The unsatisfactory state of banking research

Ian Rogers
An amusing facet of bank advertising at present is the contest between ANZ and National Australia Bank over which of them can justify bragging rights as being "first" or "number one" in business banking.

Rival display ads, running on high rotation in metropolitan newspapers over recent weeks, rely on favourable use of survey data derived from one of several syndicated research reports on what business think about their banks.

NAB's ad has the bank's customer satisfaction ratings several heads above those of rivals.

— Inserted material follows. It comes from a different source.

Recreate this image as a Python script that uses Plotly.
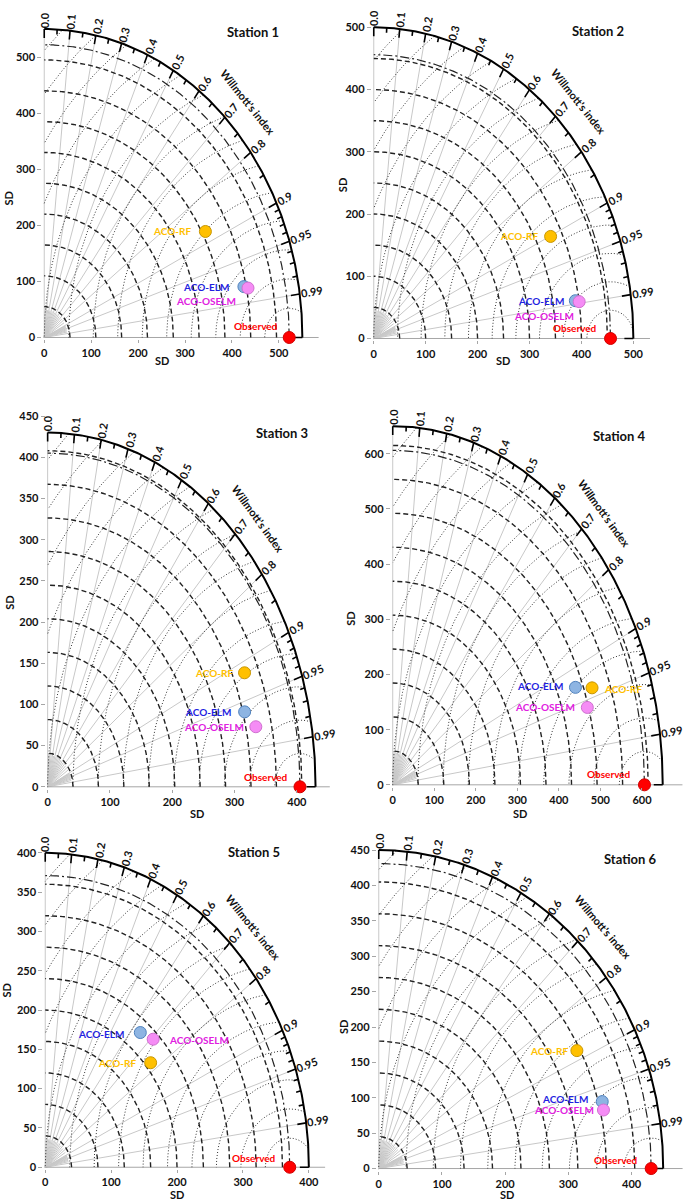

ANZ's, stretching the graphic, emphasises that it is preferred pick in business banking.

Most likely there are few potential bank customers reading the fine print in the ads, and none are likely to be able to review the research material supporting these claims.

Still, the episode serves to highlight the ebb and flow of this corner of research into the financial services market, with four firms producing output just as likely to puzzle the small audience of intended users in the middle management of banks as it is any curious newspaper reader.

As reported in the prior article DBM Consultants, a firm with longstanding contracts producing bespoke research for banks, has in the last year begun to undertake (and publicise) research into customer satisfaction.

DBM, which started this work in the first half of 2009, surveys around 19,000 businesses each year, with most completing surveys online (and with a very low reject rate) and the rest telephone interviews (where the decline rate is higher).

One feature of the DBM research is that it covers most business segments, from micro business with turnover of less than $1 million (and representing 89 per cent of all business) but also reaching very large businesses. DBM cuts this data into four categories.

TNS may have the longest standing survey in this segment, dating back 10 years or so. One reason for paying some attention to the TNS series is that it is one of three research surveys that help determine a sizeable percentage of the bonus payable to senior staff at Commonwealth Bank.

The TNS survey covers 12,000 businesses a year with a turnover of up to $300 million and relies on telephone interviews.

Roy Morgan Research over recent years have begun emphasising findings from a sub-set of its decades old household surveys and based on in-person, household interviews. Of 50,000 households surveyed each year Roy Morgan categorise 3500 as small business owners.

The Roy Morgan sample is thus very much a survey of the views of owners of very small businesses, a sector not reached by TNS or East.

The firm is embarking on an expansion of its business banking research, with interviews already underway with businesses with higher turnover, and no upper limit on its target market.

Roy Morgan also, of course, compile data on consumer views of banks (which is reported in this newsletter regularly).

East & Partners produces a syndicated survey that debuted in 2006 and which featured a "sentiment" index. The firm interviews, by telephone or in-person, around 10,000 businesses a year with turnover of between $5 million and $500 million.

The firm's discontent with the "satisfaction" measure that is a central theme of the work of its three rivals - and to some of its own index on sentiment - is leading East toward a different approach, at least in the limited research insights that it circulates widely.

East & Partners wrote in a research note last month that it was "no longer going to be talking about unsustainable, meaningless measures of 'customer satisfaction'."

East asked in the note if "perhaps its time to re-evaluate the investment being made by banks in promoting broadly based customer satisfaction numbers as a reason for customers to do business with them.

"Customers aren't switching their whole relationship anyway and the game is much more about gaining wallet share and lifting cross sell among existing customers."

East was picking up trends of declining customer satisfaction (though at odds with trends in the research of rivals, thought the different definitions of the business market, described above, and the different survey techniques can make these comparisons pointless, a point East's researchers often make).

So East is now emphasising measures of "customer experience predictors".